L’abus physique consiste à infliger des blessures physiques à un enfant de manière intentionnelle ou à user de méthodes éducatives déraisonnables alors que les parents ne prennent pas les moyens nécessaires pour faire cesser la situation de compromission (Gouvernement du Québec, 2013). Les blessures infligées à l’enfant peuvent être mineures et temporaires ou peuvent causer des séquelles permanentes. Brûler, étouffer, fracturer des os et battre l’enfant jusqu’à lui causer des ecchymoses sont des exemples de comportements considérés comme étant de l’abus physique (Cicchetti & Rogosch, 2001).

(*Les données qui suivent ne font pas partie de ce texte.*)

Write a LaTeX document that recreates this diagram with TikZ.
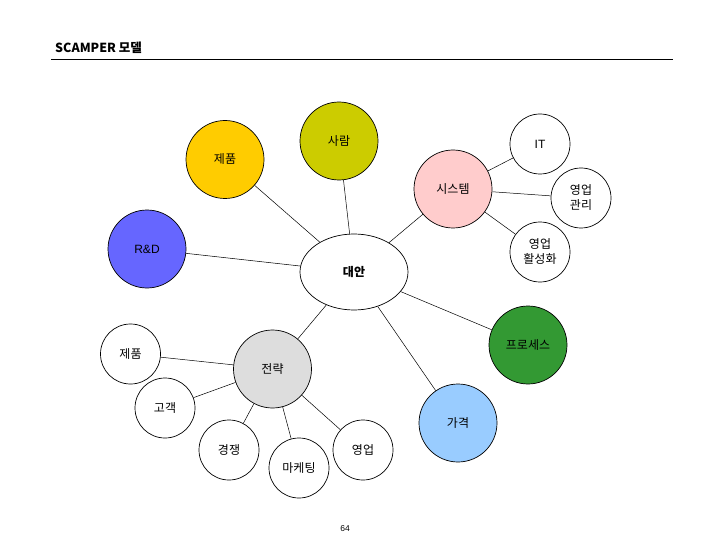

Lors de l’année 2014-2015 au Québec, les cas d’abus physique ou de risque sérieux d’abus physique représentaient 30,2 % des signalements retenus par la DPJ, soit 10 466 allégations (ACJQ, 2015).

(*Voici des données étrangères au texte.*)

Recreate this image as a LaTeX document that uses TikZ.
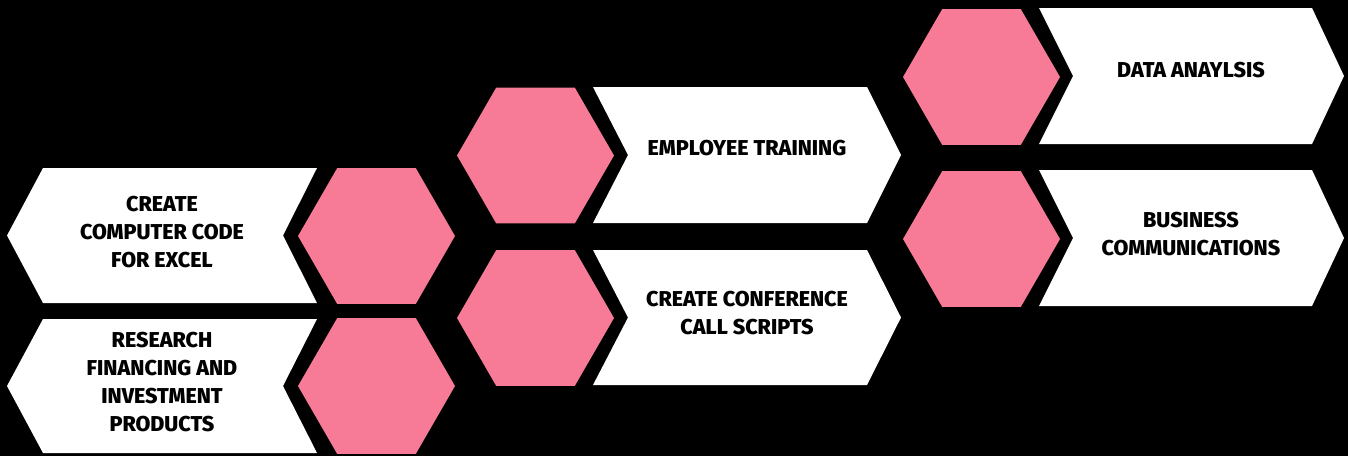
\documentclass[tikz,border=0pt]{standalone}
\usepackage{fontspec}
\newfontfamily\labfont{Fira Sans}[BoldFont={Fira Sans ExtraBold}]
\usetikzlibrary{shapes.geometric}
\definecolor{hexpink}{HTML}{F77A96}
\tikzset{
  hexa/.style={regular polygon, regular polygon sides=6,
    minimum size=157pt, inner sep=0pt, fill=hexpink, draw=none},
  banner/.style={fill=white, draw=none},
  lbl/.style={align=center, text=black, inner sep=0pt,
    font=\labfont\bfseries\fontsize{21.5}{28}\selectfont}
}
\begin{document}
\begin{tikzpicture}[x=1pt,y=-1pt]
\fill[black] (0,0) rectangle (1348,456);
\useasboundingbox (0,0) rectangle (1348,456);
% banners
\fill[banner] (7,235.5) -- (43,168) -- (317,168) -- (283,235.5) -- (317,303) -- (43,303) -- cycle;
\fill[banner] (7,386) -- (43,319) -- (317,319) -- (283,386) -- (317,453) -- (43,453) -- cycle;
\fill[banner] (593,87) -- (867,87) -- (901,155) -- (867,223) -- (593,223) -- (628,155) -- cycle;
\fill[banner] (593,250) -- (867,250) -- (901,317.5) -- (867,385) -- (593,385) -- (628,317.5) -- cycle;
\fill[banner] (1039,8) -- (1312,8) -- (1344,76) -- (1312,144) -- (1039,144) -- (1073,76) -- cycle;
\fill[banner] (1039,170) -- (1312,170) -- (1344,238) -- (1312,306) -- (1039,306) -- (1073,238) -- cycle;
% hexagons
\node[hexa] (h1) at (376.5,236) {};
\node[hexa] (h2) at (376.5,386) {};
\node[hexa] (h3) at (535.5,155.5) {};
\node[hexa] (h4) at (535.5,318) {};
\node[hexa] (h5) at (981.5,77) {};
\node[hexa] (h6) at (981.5,239) {};
% labels
\node[lbl] (t1) at (162,232) {CREATE\\COMPUTER CODE\\FOR EXCEL};
\node[lbl] (t2) at (162,382) {RESEARCH\\FINANCING AND\\INVESTMENT\\PRODUCTS};
\node[lbl] (t3) at (747,148) {EMPLOYEE TRAINING};
\node[lbl] (t4) at (747,313) {CREATE CONFERENCE\\CALL SCRIPTS};
\node[lbl] (t5) at (1191,70) {DATA ANAYLSIS};
\node[lbl] (t6) at (1191,234) {BUSINESS\\COMMUNICATIONS};
\end{tikzpicture}
\end{document}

L’abus sexuel se produit lorsqu’un adulte tente un contact sexuel ou a un contact sexuel avec un enfant afin de se satisfaire sexuellement ou de retirer un bénéfice financier de ce contact. Dans de telles situations, les parents de cet enfant ne prennent pas les moyens nécessaires pour faire cesser la situation de compromission (Gouvernement du Québec, 2013). Les actions considérées comme un abus sexuel comportent l’exposition à du matériel pornographique ou à une relation sexuelle entre deux adultes, toucher ou caresser les organes génitaux de l’enfant, tenter une pénétration, forcer des rapports sexuels et encourager l’enfant à pratiquer des activités de prostitution (Cicchetti & Rogosch, 2001). Lors de l’année 2014-2015 au Québec, les cas d’abus sexuel ou de risque sérieux d’abus sexuel représentaient 9,7 % des signalements retenus par la DPJ, soit 3378 dénonciations (ACJQ, 2015).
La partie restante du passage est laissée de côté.